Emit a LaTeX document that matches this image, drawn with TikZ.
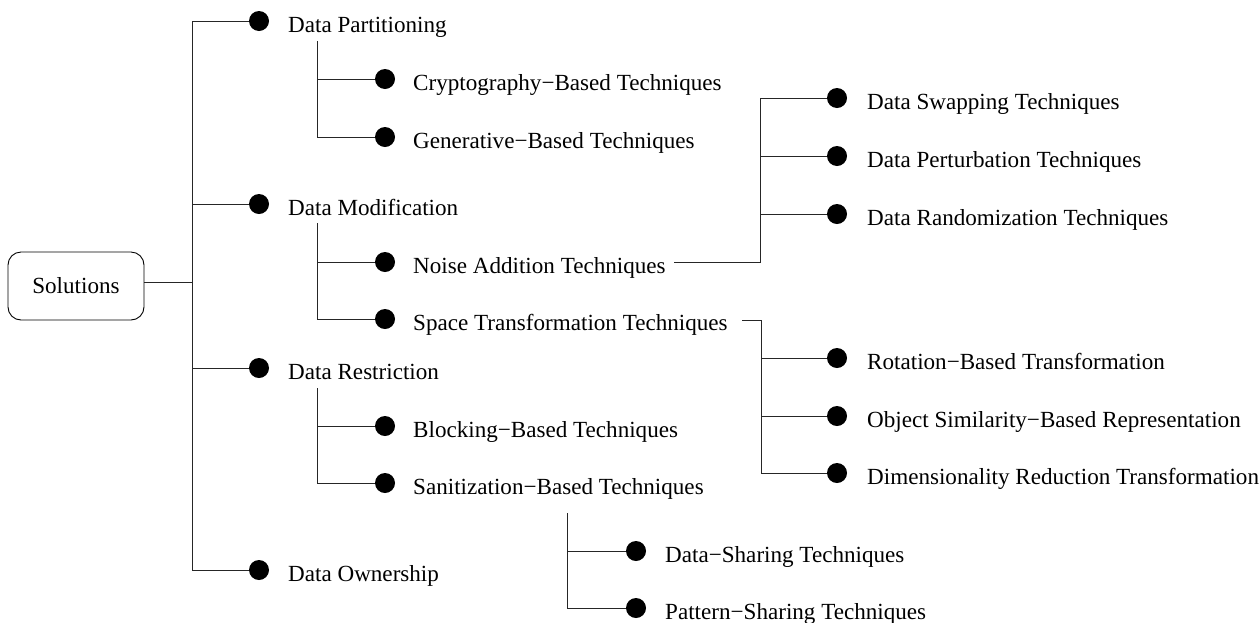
\documentclass[tikz,border=0pt]{standalone}
\usepackage{fontspec}
\setmainfont{Liberation Serif}
\begin{document}
\begin{tikzpicture}[x=1pt,y=-1pt,
  font=\fontsize{23.1}{27}\selectfont,
  wire/.style={line width=0.9pt, draw=black!85},
  dot/.style={circle, fill=black, inner sep=0pt, minimum size=20pt},
  lbl/.style={anchor=base west, inner sep=0pt},
  rootbox/.style={draw, line width=0.9pt, rounded corners=13pt,
                  minimum width=136pt, minimum height=68pt, inner sep=0pt}]
\useasboundingbox (0,0) rectangle (1260,622);

% root
\node[rootbox] (sol) at (76,286) {Solutions};

% first level
\coordinate (trunk) at (192,0);
\node[dot] (dA) at (259,21)  {};
\node[dot] (dB) at (259,204) {};
\node[dot] (dC) at (259,368) {};
\node[dot] (dD) at (259,570) {};
\node[lbl] (lA) at (288,32)  {Data Partitioning};
\node[lbl] (lB) at (288,215) {Data Modification};
\node[lbl] (lC) at (288,379) {Data Restriction};
\node[lbl] (lD) at (288,581) {Data Ownership};

\draw[wire] (dA) -| (trunk |- dD) -- (dD);
\draw[wire] (dB) -- (trunk |- dB);
\draw[wire] (dC) -- (trunk |- dC);
\draw[wire] ([yshift=4pt]sol.east) -- (trunk |- 0,282);

% second level: partitioning
\coordinate (pTop) at (317,41);
\node[dot] (dA1) at (385,79)  {};
\node[dot] (dA2) at (385,137) {};
\node[lbl] (lA1) at (413,90)  {Cryptography−Based Techniques};
\node[lbl] (lA2) at (413,148) {Generative−Based Techniques};
\draw[wire] (pTop) |- (dA2);
\draw[wire] (dA1) -- (pTop |- dA1);

% second level: modification
\coordinate (mTop) at (317,223);
\node[dot] (dB1) at (385,262) {};
\node[dot] (dB2) at (385,319) {};
\node[lbl] (lB1) at (413,273) {Noise Addition Techniques};
\node[lbl] (lB2) at (413,330) {Space Transformation Techniques};
\draw[wire] (mTop) |- (dB2);
\draw[wire] (dB1) -- (mTop |- dB1);

% second level: restriction
\coordinate (rTop) at (317,388);
\node[dot] (dC1) at (385,426) {};
\node[dot] (dC2) at (385,483) {};
\node[lbl] (lC1) at (413,437) {Blocking−Based Techniques};
\node[lbl] (lC2) at (413,494) {Sanitization−Based Techniques};
\draw[wire] (rTop) |- (dC2);
\draw[wire] (dC1) -- (rTop |- dC1);

% third level: noise addition
\coordinate (nStart) at (674,262);
\coordinate (nBus) at (760,0);
\node[dot] (dN1) at (837,98)  {};
\node[dot] (dN2) at (837,156) {};
\node[dot] (dN3) at (837,214) {};
\node[lbl] (lN1) at (867,109) {Data Swapping Techniques};
\node[lbl] (lN2) at (867,167) {Data Perturbation Techniques};
\node[lbl] (lN3) at (867,225) {Data Randomization Techniques};
\draw[wire] (nStart) -| (nBus |- dN1) -- (dN1);
\draw[wire] (dN2) -- (nBus |- dN2);
\draw[wire] (dN3) -- (nBus |- dN3);

% third level: space transformation
\coordinate (sStart) at (742,320);
\coordinate (sBus) at (761,0);
\node[dot] (dS1) at (837,358) {};
\node[dot] (dS2) at (837,416) {};
\node[dot] (dS3) at (837,473) {};
\node[lbl] (lS1) at (867,369) {Rotation−Based Transformation};
\node[lbl] (lS2) at (867,427) {Object Similarity−Based Representation};
\node[lbl] (lS3) at (867,484) {Dimensionality Reduction Transformation};
\draw[wire] (sStart) -| (sBus |- dS3) -- (dS3);
\draw[wire] (dS1) -- (sBus |- dS1);
\draw[wire] (dS2) -- (sBus |- dS2);

% third level: sanitization
\coordinate (zTop) at (567,513);
\node[dot] (dZ1) at (636,551) {};
\node[dot] (dZ2) at (636,608) {};
\node[lbl] (lZ1) at (665,562) {Data−Sharing Techniques};
\node[lbl] (lZ2) at (665,619) {Pattern−Sharing Techniques};
\draw[wire] (zTop) |- (dZ2);
\draw[wire] (dZ1) -- (zTop |- dZ1);
\end{tikzpicture}
\end{document}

# # # # # # #

Reproduce the material above exactly, first line through the line that contains "(0,0) rectangle (1260,622);", minus the pictures.

◆ EXPECTED ANSWER ◆
Emit a LaTeX document that matches this image, drawn with TikZ.
\documentclass[tikz,border=0pt]{standalone}
\usepackage{fontspec}
\setmainfont{Liberation Serif}
\begin{document}
\begin{tikzpicture}[x=1pt,y=-1pt,
  font=\fontsize{23.1}{27}\selectfont,
  wire/.style={line width=0.9pt, draw=black!85},
  dot/.style={circle, fill=black, inner sep=0pt, minimum size=20pt},
  lbl/.style={anchor=base west, inner sep=0pt},
  rootbox/.style={draw, line width=0.9pt, rounded corners=13pt,
                  minimum width=136pt, minimum height=68pt, inner sep=0pt}]
\useasboundingbox (0,0) rectangle (1260,622);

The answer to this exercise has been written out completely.